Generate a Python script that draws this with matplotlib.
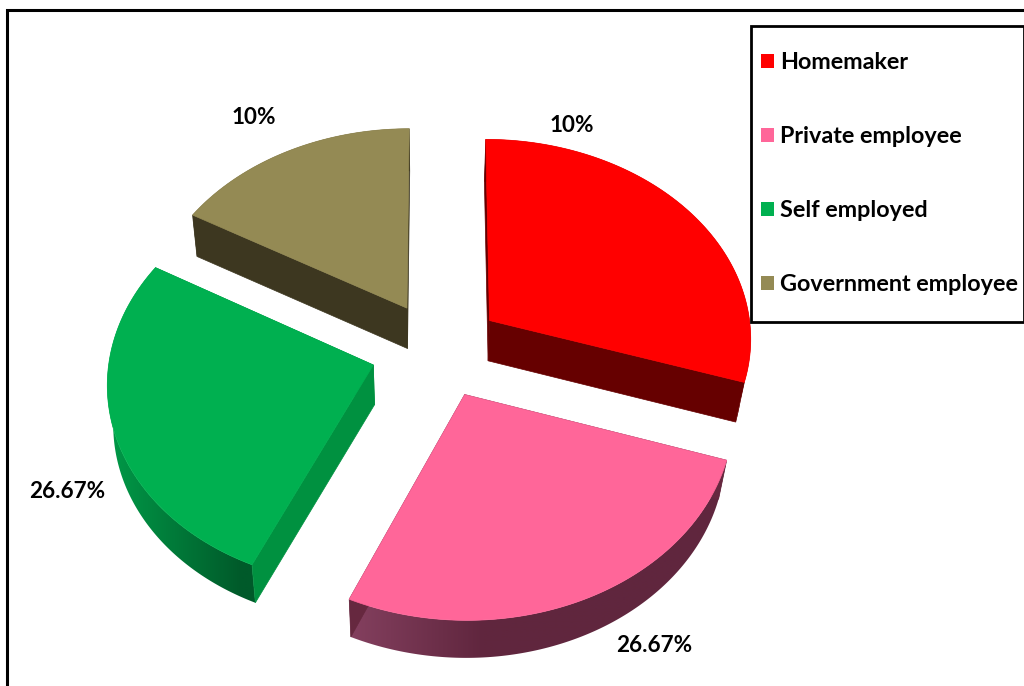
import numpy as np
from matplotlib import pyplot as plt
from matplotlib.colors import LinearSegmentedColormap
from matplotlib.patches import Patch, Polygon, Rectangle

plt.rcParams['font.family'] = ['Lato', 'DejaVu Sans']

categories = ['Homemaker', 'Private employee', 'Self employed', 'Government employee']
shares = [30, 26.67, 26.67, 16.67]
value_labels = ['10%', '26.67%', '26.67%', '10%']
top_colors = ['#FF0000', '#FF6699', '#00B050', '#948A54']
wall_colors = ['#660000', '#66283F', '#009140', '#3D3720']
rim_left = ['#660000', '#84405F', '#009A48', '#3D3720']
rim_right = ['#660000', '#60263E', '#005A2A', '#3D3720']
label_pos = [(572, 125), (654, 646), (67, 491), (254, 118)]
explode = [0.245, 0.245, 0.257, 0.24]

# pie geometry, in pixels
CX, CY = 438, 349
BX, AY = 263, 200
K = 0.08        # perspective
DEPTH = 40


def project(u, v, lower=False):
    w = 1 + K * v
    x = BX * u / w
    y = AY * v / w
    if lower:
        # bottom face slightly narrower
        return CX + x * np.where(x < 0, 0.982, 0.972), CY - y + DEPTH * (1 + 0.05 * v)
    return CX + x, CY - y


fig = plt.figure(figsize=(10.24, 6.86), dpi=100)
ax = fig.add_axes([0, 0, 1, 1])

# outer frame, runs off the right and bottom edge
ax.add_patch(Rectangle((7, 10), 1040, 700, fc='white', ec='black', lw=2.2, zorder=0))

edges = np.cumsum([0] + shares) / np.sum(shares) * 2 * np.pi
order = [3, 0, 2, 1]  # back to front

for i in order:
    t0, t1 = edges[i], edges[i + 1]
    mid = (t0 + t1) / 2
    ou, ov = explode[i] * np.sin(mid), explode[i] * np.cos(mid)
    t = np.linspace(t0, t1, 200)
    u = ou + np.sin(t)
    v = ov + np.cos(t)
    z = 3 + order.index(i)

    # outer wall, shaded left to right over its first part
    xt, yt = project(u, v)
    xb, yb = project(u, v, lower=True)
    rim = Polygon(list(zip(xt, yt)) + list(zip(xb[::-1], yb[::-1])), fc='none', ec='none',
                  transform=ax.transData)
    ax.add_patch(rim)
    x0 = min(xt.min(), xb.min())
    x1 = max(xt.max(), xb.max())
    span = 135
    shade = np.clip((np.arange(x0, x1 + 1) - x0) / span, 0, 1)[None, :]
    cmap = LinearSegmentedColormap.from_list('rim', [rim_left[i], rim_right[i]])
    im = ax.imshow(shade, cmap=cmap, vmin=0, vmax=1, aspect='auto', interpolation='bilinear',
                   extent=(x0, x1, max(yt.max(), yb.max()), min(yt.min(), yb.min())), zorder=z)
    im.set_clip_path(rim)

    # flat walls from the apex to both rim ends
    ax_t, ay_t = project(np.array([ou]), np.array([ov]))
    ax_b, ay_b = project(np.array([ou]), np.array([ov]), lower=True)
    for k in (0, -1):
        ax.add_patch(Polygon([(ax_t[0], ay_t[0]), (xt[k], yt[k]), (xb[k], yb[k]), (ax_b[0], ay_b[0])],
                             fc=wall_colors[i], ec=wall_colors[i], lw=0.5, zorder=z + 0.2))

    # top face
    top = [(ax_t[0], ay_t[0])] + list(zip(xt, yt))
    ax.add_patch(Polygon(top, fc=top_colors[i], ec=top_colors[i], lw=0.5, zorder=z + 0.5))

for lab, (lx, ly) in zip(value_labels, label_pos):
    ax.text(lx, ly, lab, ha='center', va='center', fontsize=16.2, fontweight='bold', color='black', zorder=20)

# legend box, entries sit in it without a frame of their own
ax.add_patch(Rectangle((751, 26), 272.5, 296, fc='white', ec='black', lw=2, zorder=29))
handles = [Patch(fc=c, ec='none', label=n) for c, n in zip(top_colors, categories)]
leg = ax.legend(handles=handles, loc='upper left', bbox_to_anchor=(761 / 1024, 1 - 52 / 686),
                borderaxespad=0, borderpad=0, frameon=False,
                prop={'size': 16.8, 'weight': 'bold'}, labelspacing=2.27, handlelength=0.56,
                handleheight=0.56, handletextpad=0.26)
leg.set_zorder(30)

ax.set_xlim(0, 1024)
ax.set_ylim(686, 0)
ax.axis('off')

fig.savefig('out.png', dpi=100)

:::::

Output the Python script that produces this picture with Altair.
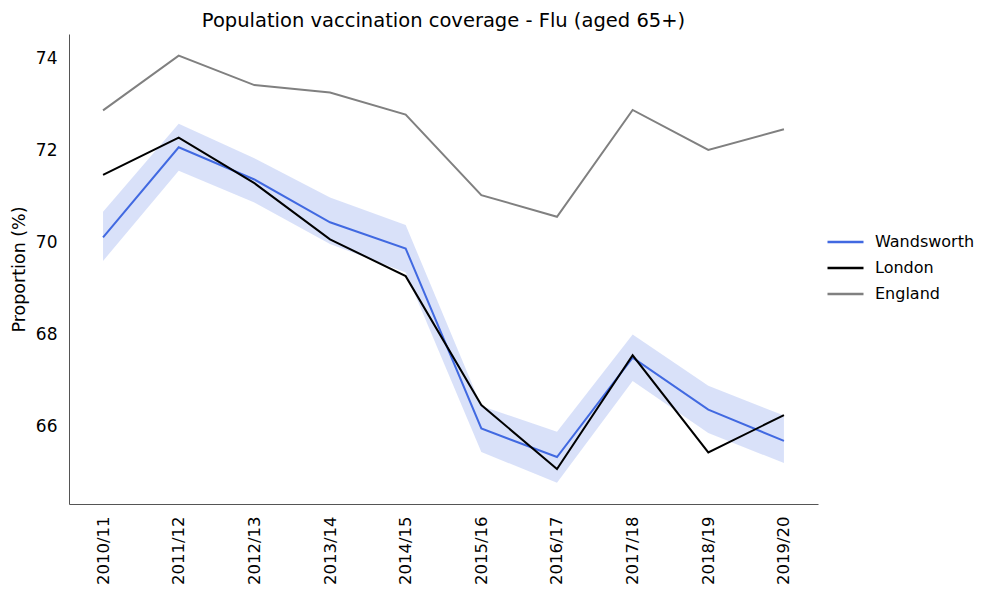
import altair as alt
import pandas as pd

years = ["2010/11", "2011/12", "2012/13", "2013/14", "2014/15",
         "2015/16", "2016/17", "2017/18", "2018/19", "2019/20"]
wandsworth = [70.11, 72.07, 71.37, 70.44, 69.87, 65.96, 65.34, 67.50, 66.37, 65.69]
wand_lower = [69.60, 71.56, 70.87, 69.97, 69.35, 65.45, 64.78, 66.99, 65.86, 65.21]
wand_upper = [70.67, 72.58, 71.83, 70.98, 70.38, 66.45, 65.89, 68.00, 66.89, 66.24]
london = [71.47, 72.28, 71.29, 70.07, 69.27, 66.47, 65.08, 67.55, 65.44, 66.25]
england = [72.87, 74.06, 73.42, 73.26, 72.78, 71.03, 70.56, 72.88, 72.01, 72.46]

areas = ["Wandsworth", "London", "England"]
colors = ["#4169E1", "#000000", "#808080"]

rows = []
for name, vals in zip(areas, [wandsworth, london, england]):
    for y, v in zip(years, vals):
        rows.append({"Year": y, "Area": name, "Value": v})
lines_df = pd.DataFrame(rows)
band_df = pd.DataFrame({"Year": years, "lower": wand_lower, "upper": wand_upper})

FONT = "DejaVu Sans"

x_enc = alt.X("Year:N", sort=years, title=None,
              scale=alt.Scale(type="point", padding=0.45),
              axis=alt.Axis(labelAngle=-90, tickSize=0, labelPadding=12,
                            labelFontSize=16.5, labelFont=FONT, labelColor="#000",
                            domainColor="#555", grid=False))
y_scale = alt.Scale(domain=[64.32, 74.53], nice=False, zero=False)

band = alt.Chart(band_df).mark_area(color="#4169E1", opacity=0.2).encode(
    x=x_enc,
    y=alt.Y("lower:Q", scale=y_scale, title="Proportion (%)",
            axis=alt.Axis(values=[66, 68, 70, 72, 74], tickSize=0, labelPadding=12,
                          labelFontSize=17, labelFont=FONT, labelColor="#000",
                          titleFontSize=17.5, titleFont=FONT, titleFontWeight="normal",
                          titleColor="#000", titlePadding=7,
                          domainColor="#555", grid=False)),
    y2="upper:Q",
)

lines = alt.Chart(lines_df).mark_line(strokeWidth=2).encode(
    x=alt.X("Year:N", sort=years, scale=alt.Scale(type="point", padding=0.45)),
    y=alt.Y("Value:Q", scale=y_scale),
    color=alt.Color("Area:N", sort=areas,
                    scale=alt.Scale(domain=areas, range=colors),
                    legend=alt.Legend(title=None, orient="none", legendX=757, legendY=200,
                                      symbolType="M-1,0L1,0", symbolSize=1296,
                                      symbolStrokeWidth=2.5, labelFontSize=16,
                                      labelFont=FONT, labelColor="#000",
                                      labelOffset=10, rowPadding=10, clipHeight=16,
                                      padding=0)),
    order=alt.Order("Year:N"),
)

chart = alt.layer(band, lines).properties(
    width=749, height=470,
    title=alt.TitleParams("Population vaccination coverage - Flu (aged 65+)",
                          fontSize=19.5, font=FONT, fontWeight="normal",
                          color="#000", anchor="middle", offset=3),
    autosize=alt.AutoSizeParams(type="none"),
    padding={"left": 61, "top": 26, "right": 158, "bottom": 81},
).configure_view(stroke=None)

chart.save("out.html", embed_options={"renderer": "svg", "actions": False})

:::::

Reproduce the data above exactly, but only from the line containing "Output the Python" through the line containing "74.53], nice=False, zero=False)"; skip the pictures.

### [RESULT OF THIS EXERCISE]
Output the Python script that produces this picture with Altair.
import altair as alt
import pandas as pd

years = ["2010/11", "2011/12", "2012/13", "2013/14", "2014/15",
         "2015/16", "2016/17", "2017/18", "2018/19", "2019/20"]
wandsworth = [70.11, 72.07, 71.37, 70.44, 69.87, 65.96, 65.34, 67.50, 66.37, 65.69]
wand_lower = [69.60, 71.56, 70.87, 69.97, 69.35, 65.45, 64.78, 66.99, 65.86, 65.21]
wand_upper = [70.67, 72.58, 71.83, 70.98, 70.38, 66.45, 65.89, 68.00, 66.89, 66.24]
london = [71.47, 72.28, 71.29, 70.07, 69.27, 66.47, 65.08, 67.55, 65.44, 66.25]
england = [72.87, 74.06, 73.42, 73.26, 72.78, 71.03, 70.56, 72.88, 72.01, 72.46]

areas = ["Wandsworth", "London", "England"]
colors = ["#4169E1", "#000000", "#808080"]

rows = []
for name, vals in zip(areas, [wandsworth, london, england]):
    for y, v in zip(years, vals):
        rows.append({"Year": y, "Area": name, "Value": v})
lines_df = pd.DataFrame(rows)
band_df = pd.DataFrame({"Year": years, "lower": wand_lower, "upper": wand_upper})

FONT = "DejaVu Sans"

x_enc = alt.X("Year:N", sort=years, title=None,
              scale=alt.Scale(type="point", padding=0.45),
              axis=alt.Axis(labelAngle=-90, tickSize=0, labelPadding=12,
                            labelFontSize=16.5, labelFont=FONT, labelColor="#000",
                            domainColor="#555", grid=False))
y_scale = alt.Scale(domain=[64.32, 74.53], nice=False, zero=False)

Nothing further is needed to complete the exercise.